Die übliche Höchstgeschwindigkeit im Horizontalflug mit Bombenlast in 6.100 Meter Höhe beträgt allerdings „nur“ 488 km/h. Dies entspricht der Geschwindigkeit einer B-17 G (486 km/h) oder B-24 J (483 km/h), die beide ihre vier Motoren herkömmlich auf vier Motorgondeln verteilen, Luftwiderstand hin oder her.
Enthusiasmus trotz problematischer Geschichte
Andererseits steht diesen Geschwindigkeitsangaben ein Statement deutscher Besatzungen gegenüber, welches erkennen lässt, dass man dem einzigen deutschen strategischen Fernbomber offenbar doch etwas Unrecht tut. Aus einer englischen Quelle übersetzt:
„Obwohl die He 177 eine problembeladene Entwicklungsgeschichte hatte und schlechte Noten von den Historikern erhalten hat, wurde sie von kriegsgefangenen Besatzungen dieser Maschinen hoch gelobt.
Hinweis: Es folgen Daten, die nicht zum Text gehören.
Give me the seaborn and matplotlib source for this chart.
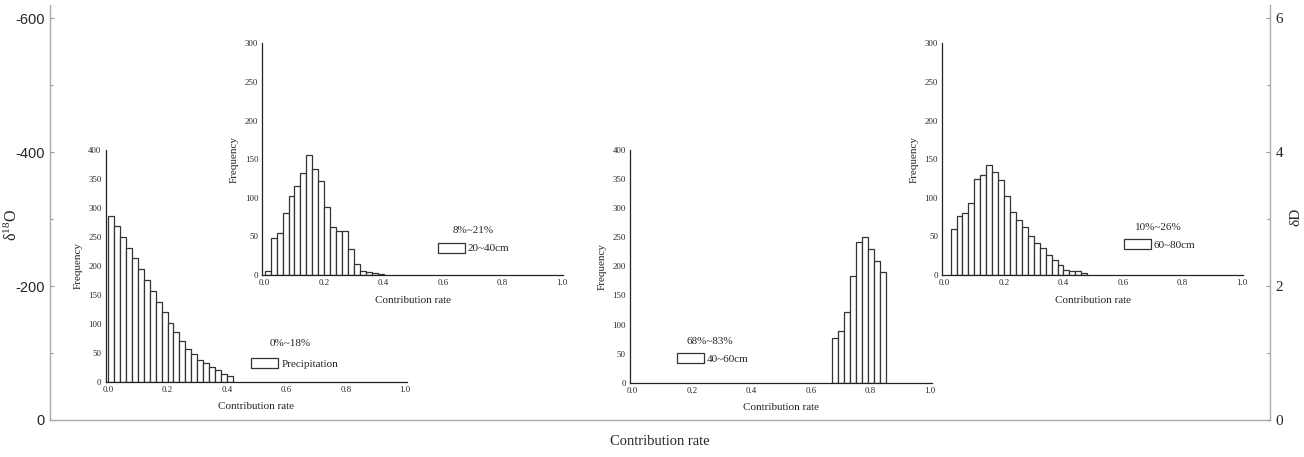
import numpy as np
import pandas as pd
import matplotlib
matplotlib.use("Agg")
import matplotlib.pyplot as plt
from matplotlib.ticker import MultipleLocator
import seaborn as sns

# %%
# histogram counts, bin width 0.02
precip_bins = [0.00, 0.02, 0.04, 0.06, 0.08, 0.10, 0.12, 0.14, 0.16, 0.18, 0.20,
               0.22, 0.24, 0.26, 0.28, 0.30, 0.32, 0.34, 0.36, 0.38, 0.40]
precip_counts = [286, 268, 249, 231, 213, 195, 176, 156, 138, 120, 101,
                 85, 70, 56, 47, 37, 33, 26, 20, 13, 10]

cm20_bins = [0.00, 0.02, 0.04, 0.06, 0.08, 0.10, 0.12, 0.14, 0.16, 0.18,
             0.20, 0.22, 0.24, 0.26, 0.28, 0.30, 0.32, 0.34, 0.36, 0.38]
cm20_counts = [5, 48, 55, 80, 102, 116, 132, 155, 138, 122,
               88, 62, 57, 57, 34, 15, 5, 4, 3, 2]

cm40_bins = [0.67, 0.69, 0.71, 0.73, 0.75, 0.77, 0.79, 0.81, 0.83]
cm40_counts = [76, 89, 121, 184, 242, 250, 230, 210, 190]

cm60_bins = [0.02, 0.04, 0.06, 0.08, 0.10, 0.12, 0.14, 0.16, 0.18, 0.20, 0.22, 0.24,
             0.26, 0.28, 0.30, 0.32, 0.34, 0.36, 0.38, 0.40, 0.42, 0.44, 0.46]
cm60_counts = [60, 77, 80, 94, 125, 130, 142, 134, 123, 102, 82, 72,
               62, 51, 42, 35, 26, 19, 13, 6, 5, 5, 3]

layer_names = ["Precipitation", "20~40cm", "40~60cm", "60~80cm"]
ranges = ["0%~18%", "8%~21%", "68%~83%", "10%~26%"]
ymax = [400, 300, 400, 300]

bin_width = 0.02

# %%
sns.set_style("white")
plt.rcParams["font.family"] = ["Liberation Serif", "DejaVu Serif"]
plt.rcParams["mathtext.fontset"] = "stix"
plt.rcParams["axes.unicode_minus"] = False

fig = plt.figure(figsize=(13.04, 4.57), dpi=100)

# outer frame
outer = fig.add_axes([0.0383, 0.081, 0.9356, 0.908])
outer.set_ylim(0, -620)
outer.set_yticks([0, -200, -400, -600])
outer.yaxis.set_minor_locator(MultipleLocator(100))
outer.set_xticks([])
outer.set_xlim(0, 1)
for lab in outer.get_yticklabels():
    lab.set_fontfamily(["Liberation Sans", "DejaVu Sans"])
    lab.set_fontsize(10.5)
outer.tick_params(axis="y", which="both", direction="in", color="#999999",
                  length=3, width=0.8, pad=4)
outer.tick_params(axis="y", which="minor", length=2)
for side in ["top", "right"]:
    outer.spines[side].set_visible(False)
for side in ["left", "bottom"]:
    outer.spines[side].set_color("#aaaaaa")
    outer.spines[side].set_linewidth(1.0)
outer.set_ylabel("δ$\\mathregular{^{18}}$O", fontsize=11.5)
outer.yaxis.set_label_coords(-0.024, 0.47)
outer.set_xlabel("Contribution rate", fontsize=10.5, labelpad=11)

twin = outer.twinx()
twin.set_ylim(0, 6.2)
twin.set_yticks([0, 2, 4, 6])
twin.yaxis.set_minor_locator(MultipleLocator(1))
twin.tick_params(axis="y", which="both", direction="in", color="#999999",
                 length=3, width=0.8, pad=4, labelsize=11)
twin.tick_params(axis="y", which="minor", length=2)
for side in ["top", "left", "bottom"]:
    twin.spines[side].set_visible(False)
twin.spines["right"].set_color("#aaaaaa")
twin.spines["right"].set_linewidth(1.0)
twin.set_ylabel("δD", fontsize=11)
twin.yaxis.set_label_coords(1.0155, 0.49)

# %%
inset_pos = [
    [0.0811, 0.1648, 0.2308, 0.507],
    [0.2012, 0.398, 0.2308, 0.507],
    [0.4831, 0.1626, 0.2314, 0.509],
    [0.7226, 0.398, 0.2308, 0.507],
]
range_xy = [(0.612, 0.166), (0.701, 0.194), (0.265, 0.179), (0.718, 0.206)]
legend_xy = [(0.465, 0.078), (0.565, 0.117), (0.138, 0.105), (0.585, 0.131)]

all_bins = [precip_bins, cm20_bins, cm40_bins, cm60_bins]
all_counts = [precip_counts, cm20_counts, cm40_counts, cm60_counts]

for i in range(4):
    ax = fig.add_axes(inset_pos[i])
    ax.set_facecolor("none")
    lefts = np.array(all_bins[i])
    df = pd.DataFrame({"rate": lefts + bin_width / 2, "count": all_counts[i]})
    edges = list(lefts) + [lefts[-1] + bin_width]
    sns.histplot(data=df, x="rate", weights="count", bins=edges, ax=ax,
                 color="white", edgecolor="#333333", linewidth=0.9, alpha=1,
                 label=layer_names[i])
    ax.set_xlim(-0.008, 1.005)
    ax.set_ylim(0, ymax[i])
    ax.set_xticks([0.0, 0.2, 0.4, 0.6, 0.8, 1.0])
    ax.set_xticklabels(["0.0", "0.2", "0.4", "0.6", "0.8", "1.0"])
    ax.xaxis.set_minor_locator(MultipleLocator(0.1))
    ax.yaxis.set_major_locator(MultipleLocator(50))
    ax.yaxis.set_minor_locator(MultipleLocator(25))
    ax.tick_params(which="both", direction="in", color="#222222", width=0.7,
                   labelsize=6.3, pad=3)
    ax.tick_params(which="major", length=3)
    ax.tick_params(which="minor", length=1.8)
    for side in ["top", "right"]:
        ax.spines[side].set_visible(False)
    for side in ["left", "bottom"]:
        ax.spines[side].set_color("#222222")
        ax.spines[side].set_linewidth(0.9)
    ax.set_xlabel("Contribution rate", fontsize=8, labelpad=6)
    ax.set_ylabel("Frequency", fontsize=8, labelpad=4)
    ax.text(range_xy[i][0], range_xy[i][1], ranges[i], transform=ax.transAxes,
            ha="center", va="center", fontsize=8)
    ax.legend(loc="center left", bbox_to_anchor=legend_xy[i], frameon=False,
              fontsize=8, handlelength=2.4, handleheight=1.0, borderpad=0,
              handletextpad=0.3)

fig.savefig("out.png", dpi=100)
Die Leistungen in großen Höhen waren gut, mit Geschwindigkeiten von 600 bis 650 km/h ,mit Leichtigkeit erreichbar.´ Die He 177 A-3 wurde als besser manövrierfähig eingestuft als jeder andere deutsche Bomber.
Beide Besatzungen sind höchst enthusiastisch in Bezug auf die Motoren, die sauber und effizient laufen über unglaublich lange Flugstrecken hinweg. Das Abdrosseln (um Treibstoff zu sparen) und Hochfahren der Motoren findet nun ohne irgendein Risiko statt, dass die Maschinen Feuer fangen, eine Tendenz, die ehemals weit verbreitet war, als die Motoren erstmals in Benutzung standen …“
Nachtangriffe: Die Methode der He 177-Besatzungen
Trotz der schweren Abwehrbewaffnung sind Einsätze bei Tage ohne eigenen Jagdschutz für die He 177 nicht weniger gefährlich als für die amerikanischen „Fliegenden Festungen“. Für Angriffe auf Schiffsziele entwickeln die Besatzungen daher eine Methode, relativ ungefährdet bei Nacht anzugreifen. Allerdings wird auch dies mit zunehmender Nachtjägertätigkeit des Gegners immer riskanter.
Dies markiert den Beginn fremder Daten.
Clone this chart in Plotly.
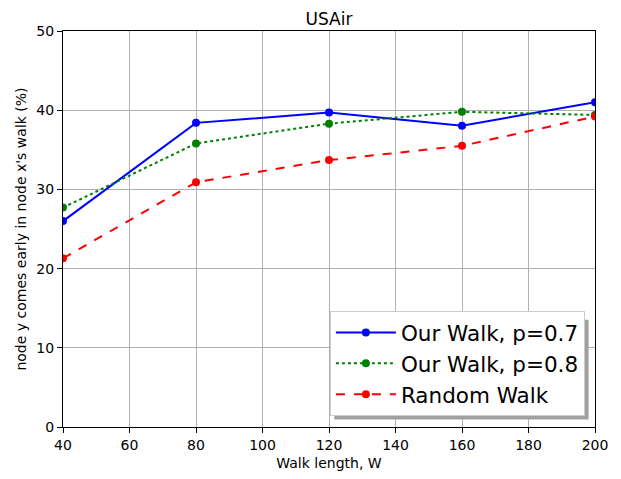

Einer der Bomber oder mehrere (bei größeren Angriffen) werfen auf der einen Seite der gegnerischen Flotte oder des Konvois Leuchtbomben an Fallschirmen ab. Diese schweben nun langsam zu Boden und tauchen die Schiffe in ein fahles Licht, in welchem die Silhouetten gut erkennbar sind. Unwillkürlich richten feindliche Jäger und Flugabwehrkanoniere ihre Aufmerksamkeit in Richtung auf die Lichter. Bis die andere Gruppe der He 177 aus sicherer Entfernung (10-12 Kilometer) von der gegenüberliegenden Seite ihre Gleitbomben abgeworfen hat.
Gründe für den ausbleibenden Erfolg der deutschen Fernbomber
Warum bleibt den deutschen Fernbombern ein ähnlicher Erfolg versagt, wie ihn die alliierten Pulks erzielen? Die Antwort ist einfach und liegt weder an der Technik noch an taktischen Fehlern.
• Mangelnde industrielle Kapazität und Rohstoff-Ressourcen haben den Aufbau einer derartig riesigen strategischen Bomberflotte, wie sie die Amerikaner und auch die Briten zum Einsatz bringen, niemals ermöglicht.
• Selbst wenn eine erheblich höhere Anzahl He 177 früher verfügbar gewesen wäre, hätte es bei Tage an den Möglichkeiten gefehlt, einen ausreichenden Jagdschutz bereitzustellen.
• Und vor allem: Nur etwa 400 dieser Bomber hätten bereits ein Achtel der monatlichen Treibstoffproduktion an Flugbenzin des Jahres 1943 konsumiert. Ab dem Jahr 1944 wird die Treibstoffknappheit immer bedrohlicher …
… was schließlich dazu führt, dass die deutschen Fernbomber ab Mitte 1944 überwiegend am Boden bleiben. Man hat einfach nicht genug Sprit für sie übrig. Den Rest besorgen die alliierten Jagdbomber.
Große Bomber wie die He 177 sind nicht einfach unter Bäumen zu verstecken. Man betrachte hierzu das Foto oben, welches die Wirkung eines amerikanischen Tieffliegerangriffes auf den Flugplatz Schwäbisch Hall augenfällig offenbart.